Fahmida, in her article, has wasted much time in trying to caricature ghazal writers. The attempt doesn't impress us much. She leaves this tiresome exercise in the middle and comes to the point. Here, too, she betrays her weakness by shifting from one position to the other. At the outset, she is in a mood to dismiss the ghazal as a form of expression. But soon, she relaxes a little and says that "good poetry is not always an impossibility in the form of ghazal." She is gracious enough to give some credit for good poetry to Hafiz and Baidil. She, however, seeks help from Josh and gladly informs us that he, too, had pointed out the limitations of the ghazal as a form of expression. But she did not care to understand that Josh had his own limitations as a poet. The rejection of the ghazal did not help him to overcome these limitations.

Fahmida feels helpless in the face of Hafiz and Baidil. In spite of her approval of Josh's verdict against the ghazal, she finds no way out but to grant concessions to Hafiz and Baidil. But once again, she goes on giving concessions to poets of lower cadre such as Jigar, Asghar and Fani. Even Zafar Iqbal succeeds in getting concession from her. But enough is enough. No more concessions. She is angry with her contemporaries for choosing the ghazal as their medium of expression while they had the option of choosing the nazm, which, according to her, is a far better medium of expression. She is fully convinced that ghazals written these days are all trash. She has no hesitation in including the ghazals of previous decades in this trash. On the other hand, nazms written during these years, according to her, are far better. Is it really so? But here, too, she pauses to make a few exceptions. Zafar Iqbal had already been excepted. Now she picks up Anwer Shaoor from the rejected lot and grants his ghazal the status of good poetry. One can only wonder at such exceptions. So many others included in the condemned goods are equally as good or as bad as the excepted ones. Only they could not win her favour.

Josh's argumentations against the ghazal may or may not appear convincing to us. But one thing goes in his favour. He took a clear stand against the ghazal and stuck to it. Fahmida lacks that kind of firmness. Ostensibly, she took a stand against the ghazal condemning the whole lot of contemporary ghazals as devoid of poetic qualities.

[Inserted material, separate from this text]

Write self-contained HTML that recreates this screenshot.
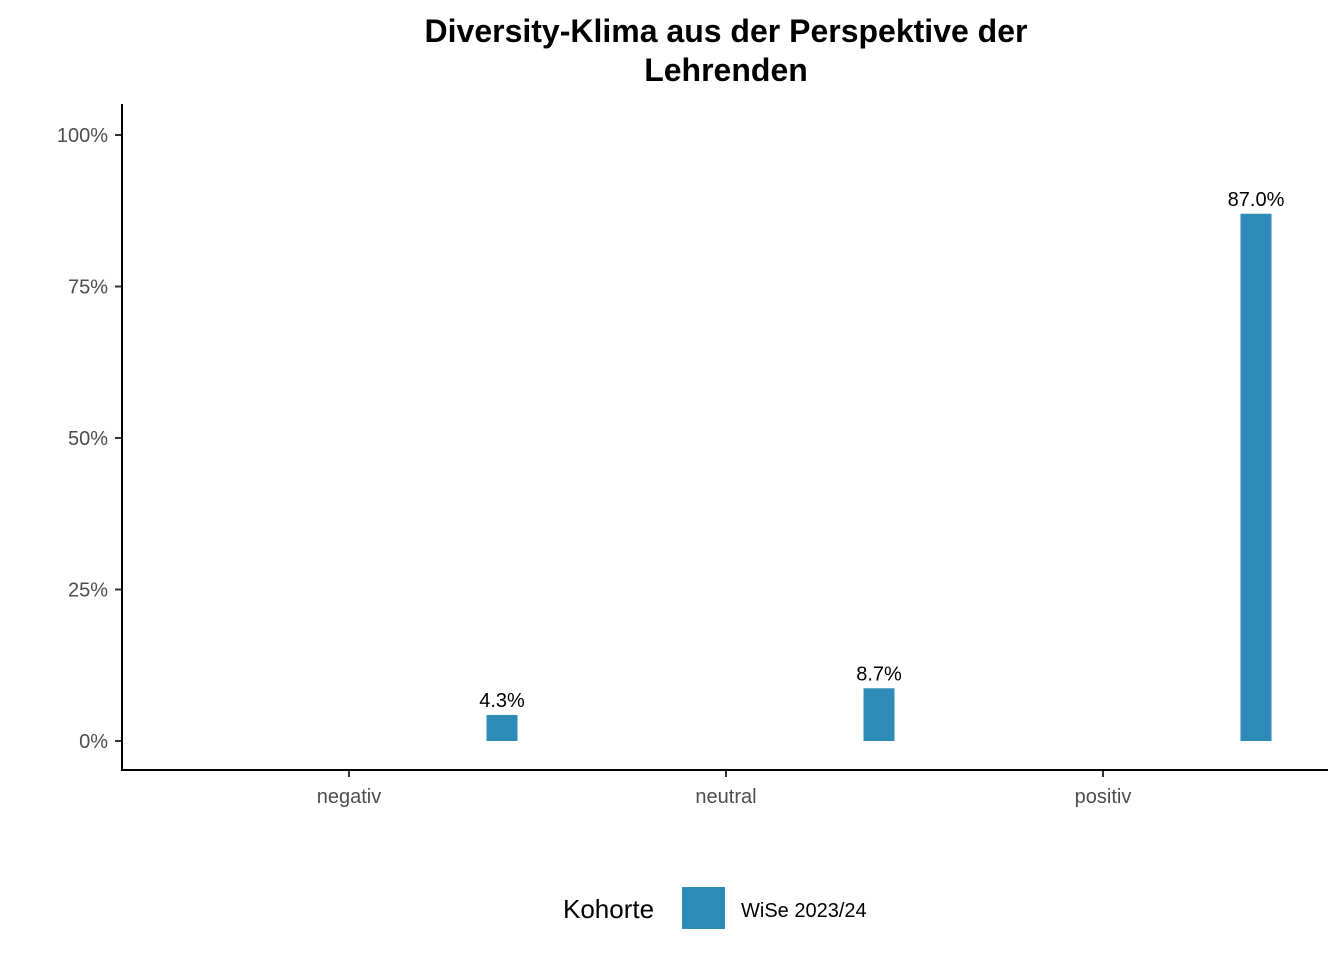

But the next moment, she picked up poets from the condemned lot and began granting concession to them.

As for her discrimination between contemporary ghazal and contemporary modern verse, I will venture to say that bad poetry is not the prerogative of contemporary ghazal alone. Contemporary modern verse can claim equal share in it. And trash has been a part and parcel of our literary produce in general. We can hardly associate it with any particular form, traditional or modern. We can trace plentiful of it not only in traditional and modern ghazal, but also in modern verse. And in our fiction, too.

As for the tirade against the ghazal, it has a long history behind it. We can trace it back to the times of Hali and Azad, who were perhaps the first to register their dissatisfaction with this age-old poetic form of expression. From then on, we have been seeing a number of individual writers, literary groups and modern movements making their contribution to this tirade. And the ghazal has been able to survive all such onslaughts. However, in the meantime, it underwent a process of renewal absorbing much from what it drew from the sensibility of modern times, Fahmida has taken up this campaign when this whole controversy about the ghazal has grown outdated.

Of course, there is no harm in reviving an old controversy provided one picks it up with a new approach, which unfortunately is hardly traceable in Fahmida's articles.